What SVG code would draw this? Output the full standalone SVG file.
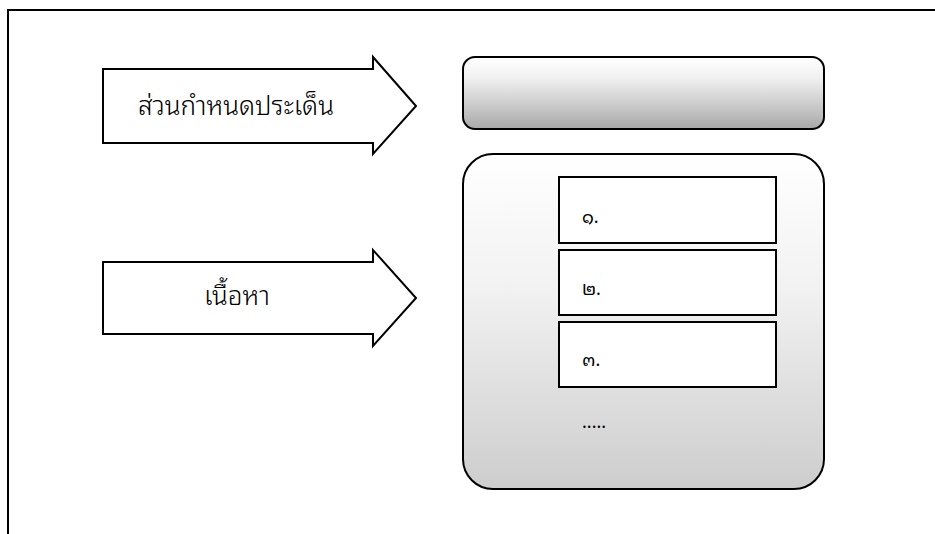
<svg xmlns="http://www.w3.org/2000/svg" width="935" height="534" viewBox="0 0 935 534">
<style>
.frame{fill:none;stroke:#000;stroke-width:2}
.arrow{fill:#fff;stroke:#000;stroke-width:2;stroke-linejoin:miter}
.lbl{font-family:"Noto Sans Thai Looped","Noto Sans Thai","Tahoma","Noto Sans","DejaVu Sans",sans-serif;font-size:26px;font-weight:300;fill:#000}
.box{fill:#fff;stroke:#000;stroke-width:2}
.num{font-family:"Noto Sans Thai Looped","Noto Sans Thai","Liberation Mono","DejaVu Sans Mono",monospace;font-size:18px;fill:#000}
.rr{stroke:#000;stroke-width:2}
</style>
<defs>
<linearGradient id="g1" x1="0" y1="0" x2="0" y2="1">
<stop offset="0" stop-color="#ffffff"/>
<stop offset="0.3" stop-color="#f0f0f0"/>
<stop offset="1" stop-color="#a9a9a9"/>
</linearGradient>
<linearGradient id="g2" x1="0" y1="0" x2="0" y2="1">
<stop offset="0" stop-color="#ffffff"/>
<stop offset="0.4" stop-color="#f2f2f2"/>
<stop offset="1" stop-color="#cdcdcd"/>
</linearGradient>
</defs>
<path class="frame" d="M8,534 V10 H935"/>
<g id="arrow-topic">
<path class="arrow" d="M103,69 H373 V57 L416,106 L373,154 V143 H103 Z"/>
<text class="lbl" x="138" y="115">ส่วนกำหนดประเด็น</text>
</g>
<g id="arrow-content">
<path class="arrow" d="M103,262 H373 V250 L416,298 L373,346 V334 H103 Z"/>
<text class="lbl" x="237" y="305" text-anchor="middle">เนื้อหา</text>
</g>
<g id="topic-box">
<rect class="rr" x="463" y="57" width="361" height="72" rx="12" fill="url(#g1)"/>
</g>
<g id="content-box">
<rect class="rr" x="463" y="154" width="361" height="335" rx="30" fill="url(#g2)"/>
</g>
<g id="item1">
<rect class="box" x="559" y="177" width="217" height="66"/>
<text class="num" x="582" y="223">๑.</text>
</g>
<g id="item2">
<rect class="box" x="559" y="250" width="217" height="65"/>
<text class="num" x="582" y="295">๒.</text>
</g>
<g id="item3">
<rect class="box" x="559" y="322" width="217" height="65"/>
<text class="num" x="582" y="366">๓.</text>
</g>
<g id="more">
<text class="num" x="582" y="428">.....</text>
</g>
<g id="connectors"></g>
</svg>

■ Instructions for the task ■
Omit the pictures, then output the rest of the listing exactly.

■ Answer for the task ■
What SVG code would draw this? Output the full standalone SVG file.
<svg xmlns="http://www.w3.org/2000/svg" width="935" height="534" viewBox="0 0 935 534">
<style>
.frame{fill:none;stroke:#000;stroke-width:2}
.arrow{fill:#fff;stroke:#000;stroke-width:2;stroke-linejoin:miter}
.lbl{font-family:"Noto Sans Thai Looped","Noto Sans Thai","Tahoma","Noto Sans","DejaVu Sans",sans-serif;font-size:26px;font-weight:300;fill:#000}
.box{fill:#fff;stroke:#000;stroke-width:2}
.num{font-family:"Noto Sans Thai Looped","Noto Sans Thai","Liberation Mono","DejaVu Sans Mono",monospace;font-size:18px;fill:#000}
.rr{stroke:#000;stroke-width:2}
</style>
<defs>
<linearGradient id="g1" x1="0" y1="0" x2="0" y2="1">
<stop offset="0" stop-color="#ffffff"/>
<stop offset="0.3" stop-color="#f0f0f0"/>
<stop offset="1" stop-color="#a9a9a9"/>
</linearGradient>
<linearGradient id="g2" x1="0" y1="0" x2="0" y2="1">
<stop offset="0" stop-color="#ffffff"/>
<stop offset="0.4" stop-color="#f2f2f2"/>
<stop offset="1" stop-color="#cdcdcd"/>
</linearGradient>
</defs>
<path class="frame" d="M8,534 V10 H935"/>
<g id="arrow-topic">
<path class="arrow" d="M103,69 H373 V57 L416,106 L373,154 V143 H103 Z"/>
<text class="lbl" x="138" y="115">ส่วนกำหนดประเด็น</text>
</g>
<g id="arrow-content">
<path class="arrow" d="M103,262 H373 V250 L416,298 L373,346 V334 H103 Z"/>
<text class="lbl" x="237" y="305" text-anchor="middle">เนื้อหา</text>
</g>
<g id="topic-box">
<rect class="rr" x="463" y="57" width="361" height="72" rx="12" fill="url(#g1)"/>
</g>
<g id="content-box">
<rect class="rr" x="463" y="154" width="361" height="335" rx="30" fill="url(#g2)"/>
</g>
<g id="item1">
<rect class="box" x="559" y="177" width="217" height="66"/>
<text class="num" x="582" y="223">๑.</text>
</g>
<g id="item2">
<rect class="box" x="559" y="250" width="217" height="65"/>
<text class="num" x="582" y="295">๒.</text>
</g>
<g id="item3">
<rect class="box" x="559" y="322" width="217" height="65"/>
<text class="num" x="582" y="366">๓.</text>
</g>
<g id="more">
<text class="num" x="582" y="428">.....</text>
</g>
<g id="connectors"></g>
</svg>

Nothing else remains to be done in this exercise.